© Reuters. FILE PHOTO: A view of the European Central Bank (ECB) headquarters in Frankfurt, Germany March 16, 2023. REUTERS/Heiko Becker/File Photo
FRANKFURT (Reuters) – Most big banks in Europe are failing to adjust their business to the looming decarbonisation of the bloc’s economy and thus face increased financial, reputational and legal risk, the European Central Bank (ECB) said on Tuesday.
The ECB has been pushing banks for years to factor climate considerations into how they lend and assess risk but lenders have failed to heed its warnings and threats of additional capital requirements.
“Our analysis of 95 banks covering 75% of euro area loans shows that currently banks’ credit portfolios are substantially misaligned with the goals of the Paris Agreement, leading to elevated transition risks for roughly 90% of these banks,” ECB board member Frank Elderson said in a blog post.
The overall credit exposure is comparatively small, however, worth about 189 billion euros ($206 billion) to business with assets in the oil and gas, coal, power generation, automotive, steel, and cement sectors, or roughly 5% of credit to firms, the ECB said in a new report.

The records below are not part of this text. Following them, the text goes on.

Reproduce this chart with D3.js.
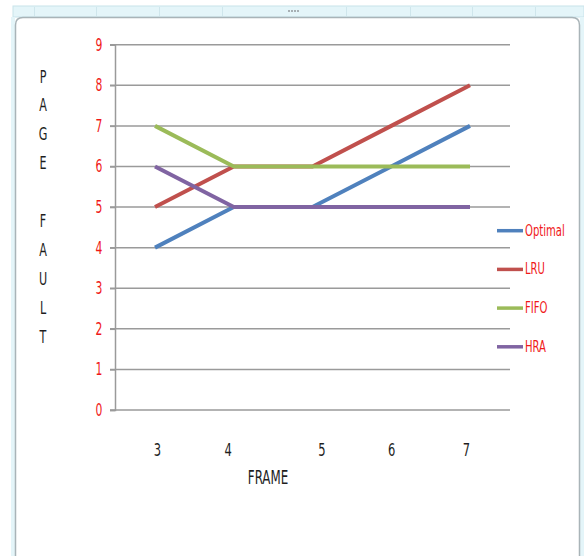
<!DOCTYPE html>
<html>
<head>
<meta charset="utf-8">
<script src="https://cdn.jsdelivr.net/npm/d3@7"></script>
<style>
  html, body { margin: 0; padding: 0; background: #ffffff; }
  svg { display: block; }
  text { font-family: "Liberation Sans Narrow", "DejaVu Sans Condensed", "Liberation Sans", sans-serif; }
</style>
</head>
<body>
<svg id="chart" width="584" height="556"></svg>
<script>
// Page faults per number of frames for each replacement algorithm
const frames = ["3", "4", "5", "6", "7"];
const optimal = [4, 5, 5, 6, 7];
const lru     = [5, 6, 6, 7, 8];
const fifo    = [7, 6, 6, 6, 6];
const hra     = [6, 5, 5, 5, 5];
const seriesNames = ["Optimal", "LRU", "FIFO", "HRA"];
const yTicks = [0, 1, 2, 3, 4, 5, 6, 7, 8, 9];
const yTitle = ["P", "A", "G", "E", "", "F", "A", "U", "L", "T"];
const xTitle = "FRAME";

const colors = ["#4f81bd", "#c0504d", "#9bbb59", "#8064a2"];
const seriesValues = [optimal, lru, fifo, hra];

// tall, narrow lettering
const SX = 0.8, SY = 1.15;
const squeeze = (px, py) => `translate(${px},${py}) scale(${SX},${SY})`;

const svg = d3.select("#chart");

// ---- window frame around the chart ----
svg.append("rect").attr("x", 0).attr("y", 0).attr("width", 584).attr("height", 556).attr("fill", "#ffffff");
// top ruler strip
svg.append("rect").attr("x", 13).attr("y", 6).attr("width", 571).attr("height", 11)
  .attr("fill", "#e4f5f9").attr("stroke", "#c8e3ea").attr("stroke-width", 1);
[34, 96, 159, 222, 346, 410, 472, 535].forEach(px => {
  svg.append("line").attr("x1", px + 0.5).attr("x2", px + 0.5).attr("y1", 7).attr("y2", 16)
    .attr("stroke", "#cfe6ec").attr("stroke-width", 1);
});
[288, 291, 294, 297].forEach(px => {
  svg.append("rect").attr("x", px).attr("y", 10).attr("width", 2).attr("height", 2).attr("fill", "#a7b0b4");
});
// side strips
svg.append("rect").attr("x", 11).attr("y", 17).attr("width", 4).attr("height", 539).attr("fill", "#e4f5f9");
svg.append("rect").attr("x", 580).attr("y", 17).attr("width", 4).attr("height", 539).attr("fill", "#e4f5f9");
// chart area with rounded top corners
svg.append("path")
  .attr("d", "M15.5,556 L15.5,25 Q15.5,17.5 23,17.5 L572,17.5 Q579.5,17.5 579.5,25 L579.5,556")
  .attr("fill", "#ffffff").attr("stroke", "#a9b4b8").attr("stroke-width", 1.5);

// ---- scales ----
const x = d3.scalePoint().domain(frames).range([155, 470]);
const y = d3.scaleLinear().domain([0, 9]).range([410, 44.7]);

// ---- gridlines ----
svg.append("g")
  .selectAll("line").data(yTicks.filter(d => d > 0)).join("line")
  .attr("x1", 110).attr("x2", 510)
  .attr("y1", d => y(d)).attr("y2", d => y(d))
  .attr("stroke", "#9a9a9a").attr("stroke-width", 1.5);

// ---- y axis ----
const yAxis = svg.append("g").attr("transform", "translate(115,0)")
  .call(d3.axisLeft(y).tickValues(yTicks).tickSize(5).tickPadding(10).tickFormat(d3.format("d")));
yAxis.select(".domain").attr("stroke", "#9a9a9a").attr("stroke-width", 1.5);
yAxis.selectAll(".tick line").attr("stroke", "#9a9a9a").attr("stroke-width", 1.5);
yAxis.selectAll(".tick text")
  .attr("x", null).attr("dy", null)
  .attr("text-anchor", "middle")
  .attr("transform", squeeze(-16, 5.5))
  .attr("fill", "#f01818").attr("font-size", 15);

// x axis baseline (no tick marks)
svg.append("line").attr("x1", 110).attr("x2", 510).attr("y1", y(0)).attr("y2", y(0))
  .attr("stroke", "#9a9a9a").attr("stroke-width", 1.5);

// ---- x axis labels ----
const xLabelShift = [2, -6, 9, 0, -4];
const xAxis = svg.append("g").attr("transform", `translate(0,${y(0)})`)
  .call(d3.axisBottom(x).tickSize(0));
xAxis.select(".domain").remove();
xAxis.selectAll(".tick text")
  .attr("y", null).attr("dy", null)
  .attr("transform", (d, i) => squeeze(xLabelShift[i], 46))
  .attr("fill", "#1e1e1e").attr("font-size", 16);

// ---- axis titles ----
svg.append("text").attr("transform", squeeze(268, 484)).attr("text-anchor", "middle")
  .attr("font-size", 16.5).attr("fill", "#1e1e1e").text(xTitle);
svg.append("g").selectAll("text").data(yTitle).join("text")
  .attr("transform", (d, i) => squeeze(43, 82.5 + i * 28.9))
  .attr("text-anchor", "middle").attr("font-size", 15.5).attr("fill", "#1e1e1e")
  .text(d => d);

// ---- series lines ----
const line = d3.line().x((d, i) => x(frames[i])).y(d => y(d));
svg.append("g").selectAll("path").data(seriesValues).join("path")
  .attr("d", d => line(d))
  .attr("fill", "none")
  .attr("stroke", (d, i) => colors[i])
  .attr("stroke-width", 4)
  .attr("stroke-linejoin", "round");

// ---- legend ----
const legend = svg.append("g").selectAll("g").data(seriesNames).join("g")
  .attr("transform", (d, i) => `translate(497,${230.7 + i * 38.7})`);
legend.append("line").attr("x1", 0).attr("x2", 26).attr("y1", 0).attr("y2", 0)
  .attr("stroke", (d, i) => colors[i]).attr("stroke-width", 3.5);
legend.append("text").attr("transform", squeeze(28, 5)).attr("font-size", 14)
  .attr("fill", "#f01818").text(d => d);
</script>
</body>
</html>
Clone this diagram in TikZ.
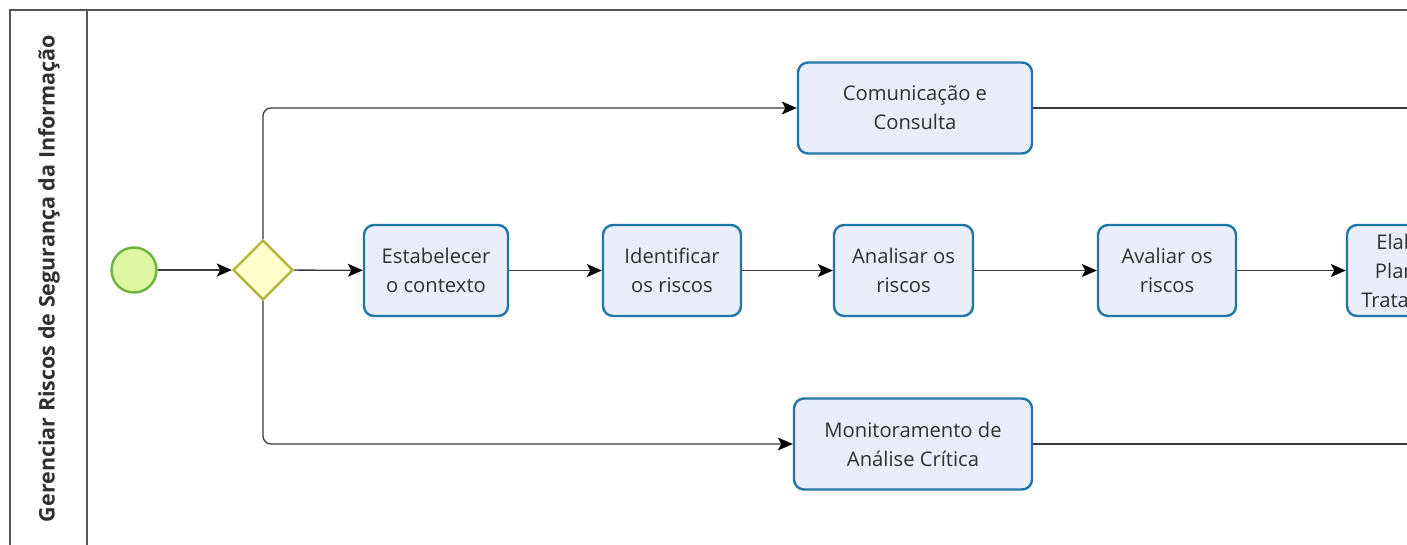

Of the surveyed banks, 13 had exposures in excess of 5 billion euros each to the six key transition sectors, which account for roughly half of total CO2 emissions in the euro area.
Banks have been given until the end of 2024 to meet the ECB’s climate disclosure requirements, including how much they are deviating from the expected decarbonisation pathway. If they fail this, then additional capital requirements may be introduced, the ECB has said.
“Transition planning must become a cornerstone of standard risk management, as it is only a matter of time before transition plans become mandatory,” Elderson said.
A big risk for banks is that their actions deviate from their own communication. While plenty of banks say they take climate change seriously, their practices suggest complacency.
“Seventy percent of these banks could face elevated litigation risks as they are publicly committed to the Paris Agreement, but their credit portfolio is still measurably misaligned with it,” Elderson said.